[TASK REQUIREMENTS] Below are the records; locate each line with the word "draw" and copy it.

** begin RECORDS SUPPLIED **

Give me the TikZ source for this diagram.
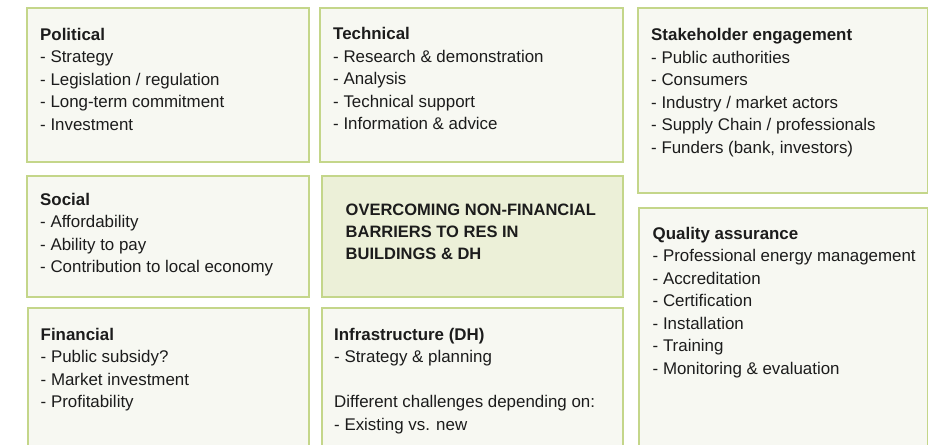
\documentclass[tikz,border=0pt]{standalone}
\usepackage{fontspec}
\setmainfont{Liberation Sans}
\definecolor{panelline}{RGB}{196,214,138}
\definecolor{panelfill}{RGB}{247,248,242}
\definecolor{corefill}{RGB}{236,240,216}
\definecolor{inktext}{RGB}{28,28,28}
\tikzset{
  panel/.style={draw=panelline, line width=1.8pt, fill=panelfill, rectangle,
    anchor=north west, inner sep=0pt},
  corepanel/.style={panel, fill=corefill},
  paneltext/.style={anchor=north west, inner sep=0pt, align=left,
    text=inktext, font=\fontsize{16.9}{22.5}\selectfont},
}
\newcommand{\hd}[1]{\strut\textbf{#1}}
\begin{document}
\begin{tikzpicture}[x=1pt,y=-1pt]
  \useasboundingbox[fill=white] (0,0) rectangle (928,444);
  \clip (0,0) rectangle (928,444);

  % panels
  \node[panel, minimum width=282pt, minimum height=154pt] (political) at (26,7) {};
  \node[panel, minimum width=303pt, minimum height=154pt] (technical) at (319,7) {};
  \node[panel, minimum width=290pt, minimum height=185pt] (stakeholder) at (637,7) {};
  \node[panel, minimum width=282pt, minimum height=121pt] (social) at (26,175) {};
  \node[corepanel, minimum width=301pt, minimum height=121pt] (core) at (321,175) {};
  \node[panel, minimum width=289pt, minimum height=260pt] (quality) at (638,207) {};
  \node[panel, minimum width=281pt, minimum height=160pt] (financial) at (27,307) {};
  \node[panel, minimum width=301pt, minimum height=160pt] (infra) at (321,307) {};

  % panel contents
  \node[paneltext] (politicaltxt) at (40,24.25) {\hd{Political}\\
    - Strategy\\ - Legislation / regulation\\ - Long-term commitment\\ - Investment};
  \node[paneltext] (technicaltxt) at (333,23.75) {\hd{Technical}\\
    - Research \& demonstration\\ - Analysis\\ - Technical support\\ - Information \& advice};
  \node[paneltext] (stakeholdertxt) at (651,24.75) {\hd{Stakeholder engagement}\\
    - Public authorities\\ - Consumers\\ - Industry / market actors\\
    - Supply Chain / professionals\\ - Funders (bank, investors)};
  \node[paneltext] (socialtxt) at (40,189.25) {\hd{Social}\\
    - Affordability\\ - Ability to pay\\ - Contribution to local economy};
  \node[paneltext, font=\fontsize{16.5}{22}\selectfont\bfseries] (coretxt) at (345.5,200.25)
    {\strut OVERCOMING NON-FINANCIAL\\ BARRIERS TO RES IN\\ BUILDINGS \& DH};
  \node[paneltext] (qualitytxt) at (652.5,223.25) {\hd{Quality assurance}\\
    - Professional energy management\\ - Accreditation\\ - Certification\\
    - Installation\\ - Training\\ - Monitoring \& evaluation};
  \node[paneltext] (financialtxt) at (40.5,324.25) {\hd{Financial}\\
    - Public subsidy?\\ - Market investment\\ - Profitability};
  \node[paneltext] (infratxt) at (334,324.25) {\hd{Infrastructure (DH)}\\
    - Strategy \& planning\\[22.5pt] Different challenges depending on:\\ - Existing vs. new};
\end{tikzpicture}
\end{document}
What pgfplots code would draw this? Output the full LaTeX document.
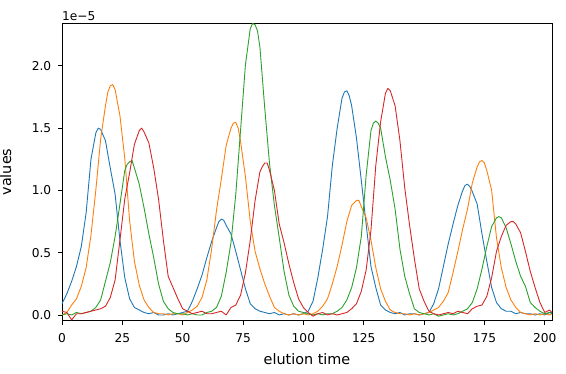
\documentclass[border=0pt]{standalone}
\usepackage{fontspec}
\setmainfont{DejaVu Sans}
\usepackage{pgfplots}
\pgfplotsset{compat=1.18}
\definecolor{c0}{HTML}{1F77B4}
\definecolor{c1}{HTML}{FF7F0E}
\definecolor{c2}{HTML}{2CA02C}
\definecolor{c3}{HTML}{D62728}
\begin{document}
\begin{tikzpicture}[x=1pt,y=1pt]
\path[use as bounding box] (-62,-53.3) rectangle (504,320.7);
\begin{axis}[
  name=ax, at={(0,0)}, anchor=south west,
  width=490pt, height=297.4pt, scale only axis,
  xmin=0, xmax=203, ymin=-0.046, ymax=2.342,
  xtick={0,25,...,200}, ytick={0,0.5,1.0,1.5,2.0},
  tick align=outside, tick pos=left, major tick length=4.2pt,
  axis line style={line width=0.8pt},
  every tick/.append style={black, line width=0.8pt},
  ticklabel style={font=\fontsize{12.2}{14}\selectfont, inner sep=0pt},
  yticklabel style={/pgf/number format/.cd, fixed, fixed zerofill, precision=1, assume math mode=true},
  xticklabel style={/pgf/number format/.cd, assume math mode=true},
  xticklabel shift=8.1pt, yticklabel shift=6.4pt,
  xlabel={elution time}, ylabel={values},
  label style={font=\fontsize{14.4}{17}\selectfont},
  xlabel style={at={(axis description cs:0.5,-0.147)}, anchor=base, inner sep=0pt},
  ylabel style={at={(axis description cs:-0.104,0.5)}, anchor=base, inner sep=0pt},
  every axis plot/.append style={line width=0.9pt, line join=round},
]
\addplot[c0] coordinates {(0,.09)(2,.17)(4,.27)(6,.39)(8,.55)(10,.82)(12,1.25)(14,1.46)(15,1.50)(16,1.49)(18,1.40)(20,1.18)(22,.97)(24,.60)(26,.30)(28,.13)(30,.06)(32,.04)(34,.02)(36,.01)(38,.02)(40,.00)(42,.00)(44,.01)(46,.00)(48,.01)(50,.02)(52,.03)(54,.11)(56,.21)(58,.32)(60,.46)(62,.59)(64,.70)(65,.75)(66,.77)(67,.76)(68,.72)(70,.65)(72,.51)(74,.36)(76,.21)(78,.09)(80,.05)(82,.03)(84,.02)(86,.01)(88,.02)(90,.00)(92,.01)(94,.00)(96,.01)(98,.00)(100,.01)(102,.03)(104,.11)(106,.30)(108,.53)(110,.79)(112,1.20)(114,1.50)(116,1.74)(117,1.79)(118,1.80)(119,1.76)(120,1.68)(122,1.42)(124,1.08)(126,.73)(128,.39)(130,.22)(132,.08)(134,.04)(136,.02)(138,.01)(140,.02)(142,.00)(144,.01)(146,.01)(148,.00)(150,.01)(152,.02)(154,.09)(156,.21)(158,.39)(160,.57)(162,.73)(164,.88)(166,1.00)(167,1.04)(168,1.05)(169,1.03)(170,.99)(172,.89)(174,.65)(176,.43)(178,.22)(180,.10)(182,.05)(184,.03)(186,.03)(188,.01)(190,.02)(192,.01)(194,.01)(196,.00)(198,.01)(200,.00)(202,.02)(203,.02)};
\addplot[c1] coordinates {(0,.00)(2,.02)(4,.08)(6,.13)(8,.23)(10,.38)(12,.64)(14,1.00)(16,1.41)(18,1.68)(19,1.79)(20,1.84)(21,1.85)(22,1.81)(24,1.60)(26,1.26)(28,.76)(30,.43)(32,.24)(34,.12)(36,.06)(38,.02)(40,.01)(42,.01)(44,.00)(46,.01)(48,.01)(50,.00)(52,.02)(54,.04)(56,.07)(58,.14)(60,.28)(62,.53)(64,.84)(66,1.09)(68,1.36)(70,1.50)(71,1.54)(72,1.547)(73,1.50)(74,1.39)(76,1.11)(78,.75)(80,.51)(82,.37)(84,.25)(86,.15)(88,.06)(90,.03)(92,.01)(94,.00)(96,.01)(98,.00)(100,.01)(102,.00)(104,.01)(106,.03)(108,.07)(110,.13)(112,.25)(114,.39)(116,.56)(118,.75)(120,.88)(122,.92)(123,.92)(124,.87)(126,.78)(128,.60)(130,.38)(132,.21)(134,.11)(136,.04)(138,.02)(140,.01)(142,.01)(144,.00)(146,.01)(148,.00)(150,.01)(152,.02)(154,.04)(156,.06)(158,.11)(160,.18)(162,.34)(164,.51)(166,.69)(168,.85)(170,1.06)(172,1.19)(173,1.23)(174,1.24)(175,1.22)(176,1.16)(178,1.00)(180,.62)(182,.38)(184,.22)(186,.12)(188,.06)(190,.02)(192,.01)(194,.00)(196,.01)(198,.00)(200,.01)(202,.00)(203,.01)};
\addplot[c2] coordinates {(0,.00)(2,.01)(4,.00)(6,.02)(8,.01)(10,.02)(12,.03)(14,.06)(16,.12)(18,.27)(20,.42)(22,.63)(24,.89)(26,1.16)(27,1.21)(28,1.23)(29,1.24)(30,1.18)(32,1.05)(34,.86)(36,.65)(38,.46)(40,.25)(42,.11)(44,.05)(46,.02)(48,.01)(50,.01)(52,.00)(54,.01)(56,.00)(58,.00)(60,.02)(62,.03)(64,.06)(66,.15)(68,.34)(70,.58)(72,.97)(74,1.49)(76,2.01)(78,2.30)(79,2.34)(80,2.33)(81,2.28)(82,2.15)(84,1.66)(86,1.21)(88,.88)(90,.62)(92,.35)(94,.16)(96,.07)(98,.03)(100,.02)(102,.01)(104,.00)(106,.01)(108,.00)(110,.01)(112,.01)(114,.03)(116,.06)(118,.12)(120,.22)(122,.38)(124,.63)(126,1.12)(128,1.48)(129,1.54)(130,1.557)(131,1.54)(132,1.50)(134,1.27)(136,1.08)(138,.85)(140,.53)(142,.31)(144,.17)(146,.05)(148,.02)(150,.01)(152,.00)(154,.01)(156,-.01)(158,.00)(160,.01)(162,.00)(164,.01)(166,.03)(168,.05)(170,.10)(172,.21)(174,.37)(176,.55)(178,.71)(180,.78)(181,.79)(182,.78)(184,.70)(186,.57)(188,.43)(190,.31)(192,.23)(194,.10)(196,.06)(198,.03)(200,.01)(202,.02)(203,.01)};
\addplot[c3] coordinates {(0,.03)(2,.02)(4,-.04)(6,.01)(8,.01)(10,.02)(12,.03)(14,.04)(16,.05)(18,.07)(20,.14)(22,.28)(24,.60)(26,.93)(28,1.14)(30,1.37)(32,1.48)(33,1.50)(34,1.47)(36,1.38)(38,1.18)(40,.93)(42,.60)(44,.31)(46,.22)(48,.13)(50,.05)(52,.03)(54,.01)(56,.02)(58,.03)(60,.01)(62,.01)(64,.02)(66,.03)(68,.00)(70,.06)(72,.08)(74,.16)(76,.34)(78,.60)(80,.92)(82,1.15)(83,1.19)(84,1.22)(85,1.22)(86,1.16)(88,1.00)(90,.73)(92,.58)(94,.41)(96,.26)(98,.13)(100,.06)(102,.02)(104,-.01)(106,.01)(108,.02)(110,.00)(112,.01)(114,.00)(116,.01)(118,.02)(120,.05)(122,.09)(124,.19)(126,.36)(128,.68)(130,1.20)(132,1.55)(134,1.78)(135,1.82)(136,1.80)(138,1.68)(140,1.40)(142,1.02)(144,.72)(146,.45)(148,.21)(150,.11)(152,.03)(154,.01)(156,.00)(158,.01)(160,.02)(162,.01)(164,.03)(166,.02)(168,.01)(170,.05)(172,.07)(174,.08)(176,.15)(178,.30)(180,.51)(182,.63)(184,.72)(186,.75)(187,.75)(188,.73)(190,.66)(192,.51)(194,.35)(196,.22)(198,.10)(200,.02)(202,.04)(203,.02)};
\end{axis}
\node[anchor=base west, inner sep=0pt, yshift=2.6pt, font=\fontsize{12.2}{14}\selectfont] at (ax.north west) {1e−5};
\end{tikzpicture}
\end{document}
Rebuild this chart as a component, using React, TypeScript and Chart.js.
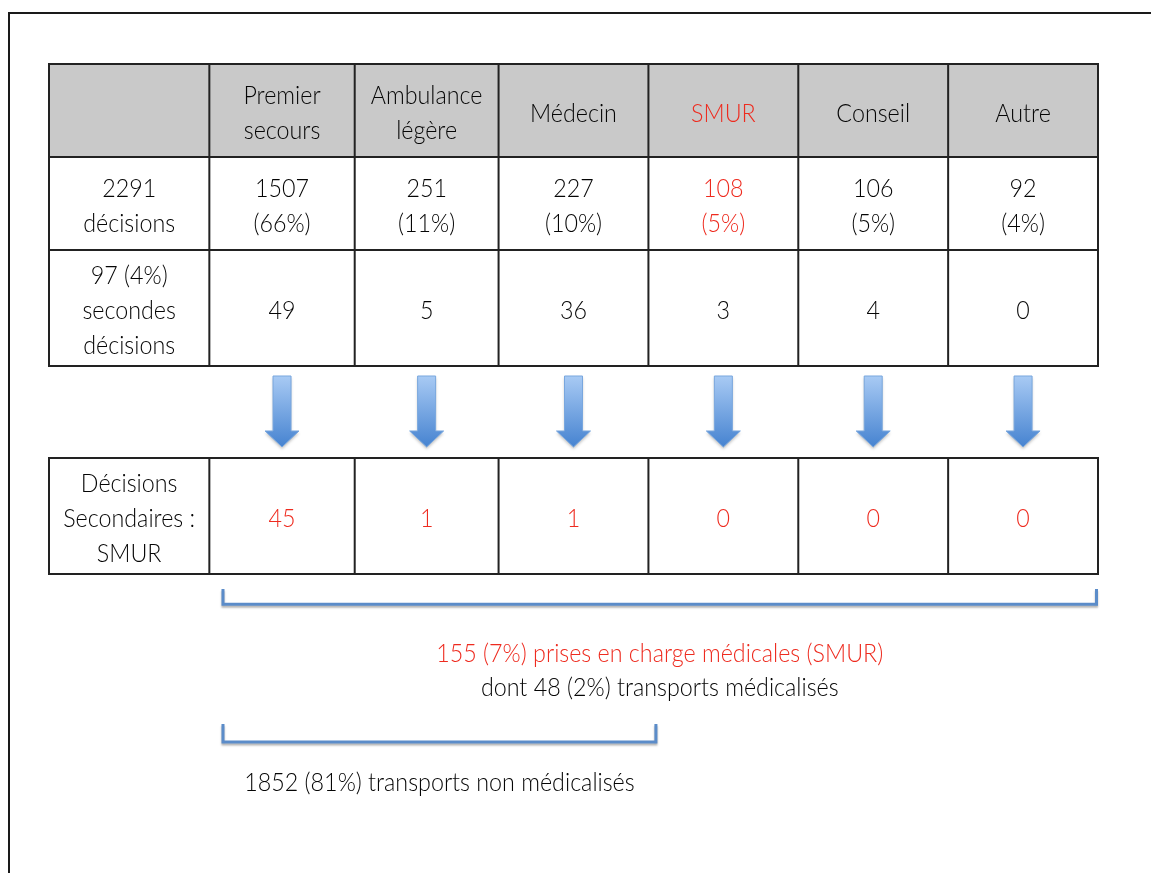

** end RECORDS SUPPLIED **

[RESPONSE FOR THIS EXERCISE]
  panel/.style={draw=panelline, line width=1.8pt, fill=panelfill, rectangle,
What pgfplots code would draw this? Output the full LaTeX document.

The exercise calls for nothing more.